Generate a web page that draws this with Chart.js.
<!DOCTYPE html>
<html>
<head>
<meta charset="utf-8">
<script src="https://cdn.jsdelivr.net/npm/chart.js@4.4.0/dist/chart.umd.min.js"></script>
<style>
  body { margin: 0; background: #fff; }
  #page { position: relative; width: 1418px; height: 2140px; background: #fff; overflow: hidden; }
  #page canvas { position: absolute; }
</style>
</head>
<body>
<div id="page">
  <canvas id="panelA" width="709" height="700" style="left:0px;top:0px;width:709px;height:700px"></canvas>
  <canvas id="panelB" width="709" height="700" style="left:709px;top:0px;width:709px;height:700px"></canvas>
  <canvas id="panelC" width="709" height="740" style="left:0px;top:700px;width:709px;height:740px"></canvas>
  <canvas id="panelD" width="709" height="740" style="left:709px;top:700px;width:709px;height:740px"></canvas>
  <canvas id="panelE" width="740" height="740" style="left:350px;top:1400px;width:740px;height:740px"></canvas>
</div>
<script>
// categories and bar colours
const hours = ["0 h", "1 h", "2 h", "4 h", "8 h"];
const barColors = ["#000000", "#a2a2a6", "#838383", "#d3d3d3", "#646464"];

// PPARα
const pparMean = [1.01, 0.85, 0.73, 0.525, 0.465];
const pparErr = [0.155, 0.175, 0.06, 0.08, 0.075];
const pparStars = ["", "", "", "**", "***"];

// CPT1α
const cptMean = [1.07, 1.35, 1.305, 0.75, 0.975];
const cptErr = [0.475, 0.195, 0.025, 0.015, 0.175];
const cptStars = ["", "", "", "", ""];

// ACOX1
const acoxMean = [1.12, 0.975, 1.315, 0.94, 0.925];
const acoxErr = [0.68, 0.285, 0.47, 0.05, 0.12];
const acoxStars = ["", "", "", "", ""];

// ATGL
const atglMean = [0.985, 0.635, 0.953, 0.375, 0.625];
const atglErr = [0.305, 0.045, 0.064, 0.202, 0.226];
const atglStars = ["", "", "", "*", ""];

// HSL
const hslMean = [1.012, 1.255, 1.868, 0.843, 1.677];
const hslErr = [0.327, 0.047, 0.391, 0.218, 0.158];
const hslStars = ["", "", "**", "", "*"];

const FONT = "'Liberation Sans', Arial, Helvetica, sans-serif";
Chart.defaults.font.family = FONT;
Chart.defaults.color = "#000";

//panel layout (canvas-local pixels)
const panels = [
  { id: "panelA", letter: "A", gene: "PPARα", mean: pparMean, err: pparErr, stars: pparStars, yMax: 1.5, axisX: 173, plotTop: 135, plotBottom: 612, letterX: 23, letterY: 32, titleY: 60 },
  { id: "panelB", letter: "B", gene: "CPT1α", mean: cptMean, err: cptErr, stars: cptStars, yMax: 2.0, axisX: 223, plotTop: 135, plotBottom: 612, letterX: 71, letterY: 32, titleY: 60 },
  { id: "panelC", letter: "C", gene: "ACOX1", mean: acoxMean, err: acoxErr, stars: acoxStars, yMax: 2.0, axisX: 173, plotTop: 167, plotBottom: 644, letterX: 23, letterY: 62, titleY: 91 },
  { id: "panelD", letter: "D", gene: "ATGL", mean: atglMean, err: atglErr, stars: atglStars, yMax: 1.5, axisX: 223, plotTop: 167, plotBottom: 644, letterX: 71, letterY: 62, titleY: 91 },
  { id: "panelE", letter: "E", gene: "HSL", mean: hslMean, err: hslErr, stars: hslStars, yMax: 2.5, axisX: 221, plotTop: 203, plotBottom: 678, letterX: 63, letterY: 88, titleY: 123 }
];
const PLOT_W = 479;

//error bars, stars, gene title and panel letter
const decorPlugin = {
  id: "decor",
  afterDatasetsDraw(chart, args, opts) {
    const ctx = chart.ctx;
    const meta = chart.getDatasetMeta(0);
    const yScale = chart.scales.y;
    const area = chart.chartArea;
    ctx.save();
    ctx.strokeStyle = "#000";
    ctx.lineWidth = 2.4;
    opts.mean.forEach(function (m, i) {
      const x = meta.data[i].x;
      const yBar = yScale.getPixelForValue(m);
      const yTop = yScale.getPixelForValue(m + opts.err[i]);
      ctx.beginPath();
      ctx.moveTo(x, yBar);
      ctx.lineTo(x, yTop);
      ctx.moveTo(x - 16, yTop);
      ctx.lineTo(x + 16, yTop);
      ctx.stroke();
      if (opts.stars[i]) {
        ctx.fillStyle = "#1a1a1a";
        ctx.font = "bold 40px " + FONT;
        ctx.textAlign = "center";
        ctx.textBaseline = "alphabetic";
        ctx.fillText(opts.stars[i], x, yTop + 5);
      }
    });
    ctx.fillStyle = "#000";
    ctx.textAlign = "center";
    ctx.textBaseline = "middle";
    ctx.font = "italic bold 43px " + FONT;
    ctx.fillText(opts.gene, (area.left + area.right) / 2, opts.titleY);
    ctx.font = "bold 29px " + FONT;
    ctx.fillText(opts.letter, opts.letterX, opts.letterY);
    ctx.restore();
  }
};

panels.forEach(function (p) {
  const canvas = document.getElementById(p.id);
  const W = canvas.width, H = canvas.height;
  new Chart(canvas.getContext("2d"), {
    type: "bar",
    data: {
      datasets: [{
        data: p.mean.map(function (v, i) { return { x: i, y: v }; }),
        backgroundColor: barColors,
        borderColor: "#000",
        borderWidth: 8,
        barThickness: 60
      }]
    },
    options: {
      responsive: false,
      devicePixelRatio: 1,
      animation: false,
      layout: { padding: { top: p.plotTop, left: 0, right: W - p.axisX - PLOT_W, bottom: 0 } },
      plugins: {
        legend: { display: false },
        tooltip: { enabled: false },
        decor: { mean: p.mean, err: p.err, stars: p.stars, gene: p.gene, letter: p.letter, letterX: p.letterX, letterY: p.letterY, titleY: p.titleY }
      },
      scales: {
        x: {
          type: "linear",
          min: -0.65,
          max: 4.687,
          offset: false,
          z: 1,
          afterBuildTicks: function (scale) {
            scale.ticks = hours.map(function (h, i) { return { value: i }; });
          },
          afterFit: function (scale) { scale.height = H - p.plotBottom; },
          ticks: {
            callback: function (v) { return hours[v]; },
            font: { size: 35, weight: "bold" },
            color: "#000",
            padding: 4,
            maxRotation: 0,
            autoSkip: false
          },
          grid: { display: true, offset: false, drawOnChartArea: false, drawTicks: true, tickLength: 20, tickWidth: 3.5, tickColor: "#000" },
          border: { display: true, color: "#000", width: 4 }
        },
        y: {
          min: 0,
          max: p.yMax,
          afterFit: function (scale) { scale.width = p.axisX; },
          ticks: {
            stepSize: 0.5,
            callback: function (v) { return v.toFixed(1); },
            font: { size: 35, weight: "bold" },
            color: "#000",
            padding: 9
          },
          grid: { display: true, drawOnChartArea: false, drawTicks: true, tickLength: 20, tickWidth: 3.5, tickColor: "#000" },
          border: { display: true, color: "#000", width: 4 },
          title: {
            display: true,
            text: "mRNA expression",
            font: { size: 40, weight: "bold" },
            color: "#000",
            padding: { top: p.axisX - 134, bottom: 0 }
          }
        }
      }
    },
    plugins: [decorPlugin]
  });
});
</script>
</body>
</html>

**GIVEN INSTRUCTION**
Transcribe all lines as written.

**PROBLEM SOLUTION**
Generate a web page that draws this with Chart.js.
<!DOCTYPE html>
<html>
<head>
<meta charset="utf-8">
<script src="https://cdn.jsdelivr.net/npm/chart.js@4.4.0/dist/chart.umd.min.js"></script>
<style>
  body { margin: 0; background: #fff; }
  #page { position: relative; width: 1418px; height: 2140px; background: #fff; overflow: hidden; }
  #page canvas { position: absolute; }
</style>
</head>
<body>
<div id="page">
  <canvas id="panelA" width="709" height="700" style="left:0px;top:0px;width:709px;height:700px"></canvas>
  <canvas id="panelB" width="709" height="700" style="left:709px;top:0px;width:709px;height:700px"></canvas>
  <canvas id="panelC" width="709" height="740" style="left:0px;top:700px;width:709px;height:740px"></canvas>
  <canvas id="panelD" width="709" height="740" style="left:709px;top:700px;width:709px;height:740px"></canvas>
  <canvas id="panelE" width="740" height="740" style="left:350px;top:1400px;width:740px;height:740px"></canvas>
</div>
<script>
// categories and bar colours
const hours = ["0 h", "1 h", "2 h", "4 h", "8 h"];
const barColors = ["#000000", "#a2a2a6", "#838383", "#d3d3d3", "#646464"];

// PPARα
const pparMean = [1.01, 0.85, 0.73, 0.525, 0.465];
const pparErr = [0.155, 0.175, 0.06, 0.08, 0.075];
const pparStars = ["", "", "", "**", "***"];

// CPT1α
const cptMean = [1.07, 1.35, 1.305, 0.75, 0.975];
const cptErr = [0.475, 0.195, 0.025, 0.015, 0.175];
const cptStars = ["", "", "", "", ""];

// ACOX1
const acoxMean = [1.12, 0.975, 1.315, 0.94, 0.925];
const acoxErr = [0.68, 0.285, 0.47, 0.05, 0.12];
const acoxStars = ["", "", "", "", ""];

// ATGL
const atglMean = [0.985, 0.635, 0.953, 0.375, 0.625];
const atglErr = [0.305, 0.045, 0.064, 0.202, 0.226];
const atglStars = ["", "", "", "*", ""];

// HSL
const hslMean = [1.012, 1.255, 1.868, 0.843, 1.677];
const hslErr = [0.327, 0.047, 0.391, 0.218, 0.158];
const hslStars = ["", "", "**", "", "*"];

const FONT = "'Liberation Sans', Arial, Helvetica, sans-serif";
Chart.defaults.font.family = FONT;
Chart.defaults.color = "#000";

//panel layout (canvas-local pixels)
const panels = [
  { id: "panelA", letter: "A", gene: "PPARα", mean: pparMean, err: pparErr, stars: pparStars, yMax: 1.5, axisX: 173, plotTop: 135, plotBottom: 612, letterX: 23, letterY: 32, titleY: 60 },
  { id: "panelB", letter: "B", gene: "CPT1α", mean: cptMean, err: cptErr, stars: cptStars, yMax: 2.0, axisX: 223, plotTop: 135, plotBottom: 612, letterX: 71, letterY: 32, titleY: 60 },
  { id: "panelC", letter: "C", gene: "ACOX1", mean: acoxMean, err: acoxErr, stars: acoxStars, yMax: 2.0, axisX: 173, plotTop: 167, plotBottom: 644, letterX: 23, letterY: 62, titleY: 91 },
  { id: "panelD", letter: "D", gene: "ATGL", mean: atglMean, err: atglErr, stars: atglStars, yMax: 1.5, axisX: 223, plotTop: 167, plotBottom: 644, letterX: 71, letterY: 62, titleY: 91 },
  { id: "panelE", letter: "E", gene: "HSL", mean: hslMean, err: hslErr, stars: hslStars, yMax: 2.5, axisX: 221, plotTop: 203, plotBottom: 678, letterX: 63, letterY: 88, titleY: 123 }
];
const PLOT_W = 479;

//error bars, stars, gene title and panel letter
const decorPlugin = {
  id: "decor",
  afterDatasetsDraw(chart, args, opts) {
    const ctx = chart.ctx;
    const meta = chart.getDatasetMeta(0);
    const yScale = chart.scales.y;
    const area = chart.chartArea;
    ctx.save();
    ctx.strokeStyle = "#000";
    ctx.lineWidth = 2.4;
    opts.mean.forEach(function (m, i) {
      const x = meta.data[i].x;
      const yBar = yScale.getPixelForValue(m);
      const yTop = yScale.getPixelForValue(m + opts.err[i]);
      ctx.beginPath();
      ctx.moveTo(x, yBar);
      ctx.lineTo(x, yTop);
      ctx.moveTo(x - 16, yTop);
      ctx.lineTo(x + 16, yTop);
      ctx.stroke();
      if (opts.stars[i]) {
        ctx.fillStyle = "#1a1a1a";
        ctx.font = "bold 40px " + FONT;
        ctx.textAlign = "center";
        ctx.textBaseline = "alphabetic";
        ctx.fillText(opts.stars[i], x, yTop + 5);
      }
    });
    ctx.fillStyle = "#000";
    ctx.textAlign = "center";
    ctx.textBaseline = "middle";
    ctx.font = "italic bold 43px " + FONT;
    ctx.fillText(opts.gene, (area.left + area.right) / 2, opts.titleY);
    ctx.font = "bold 29px " + FONT;
    ctx.fillText(opts.letter, opts.letterX, opts.letterY);
    ctx.restore();
  }
};

panels.forEach(function (p) {
  const canvas = document.getElementById(p.id);
  const W = canvas.width, H = canvas.height;
  new Chart(canvas.getContext("2d"), {
    type: "bar",
    data: {
      datasets: [{
        data: p.mean.map(function (v, i) { return { x: i, y: v }; }),
        backgroundColor: barColors,
        borderColor: "#000",
        borderWidth: 8,
        barThickness: 60
      }]
    },
    options: {
      responsive: false,
      devicePixelRatio: 1,
      animation: false,
      layout: { padding: { top: p.plotTop, left: 0, right: W - p.axisX - PLOT_W, bottom: 0 } },
      plugins: {
        legend: { display: false },
        tooltip: { enabled: false },
        decor: { mean: p.mean, err: p.err, stars: p.stars, gene: p.gene, letter: p.letter, letterX: p.letterX, letterY: p.letterY, titleY: p.titleY }
      },
      scales: {
        x: {
          type: "linear",
          min: -0.65,
          max: 4.687,
          offset: false,
          z: 1,
          afterBuildTicks: function (scale) {
            scale.ticks = hours.map(function (h, i) { return { value: i }; });
          },
          afterFit: function (scale) { scale.height = H - p.plotBottom; },
          ticks: {
            callback: function (v) { return hours[v]; },
            font: { size: 35, weight: "bold" },
            color: "#000",
            padding: 4,
            maxRotation: 0,
            autoSkip: false
          },
          grid: { display: true, offset: false, drawOnChartArea: false, drawTicks: true, tickLength: 20, tickWidth: 3.5, tickColor: "#000" },
          border: { display: true, color: "#000", width: 4 }
        },
        y: {
          min: 0,
          max: p.yMax,
          afterFit: function (scale) { scale.width = p.axisX; },
          ticks: {
            stepSize: 0.5,
            callback: function (v) { return v.toFixed(1); },
            font: { size: 35, weight: "bold" },
            color: "#000",
            padding: 9
          },
          grid: { display: true, drawOnChartArea: false, drawTicks: true, tickLength: 20, tickWidth: 3.5, tickColor: "#000" },
          border: { display: true, color: "#000", width: 4 },
          title: {
            display: true,
            text: "mRNA expression",
            font: { size: 40, weight: "bold" },
            color: "#000",
            padding: { top: p.axisX - 134, bottom: 0 }
          }
        }
      }
    },
    plugins: [decorPlugin]
  });
});
</script>
</body>
</html>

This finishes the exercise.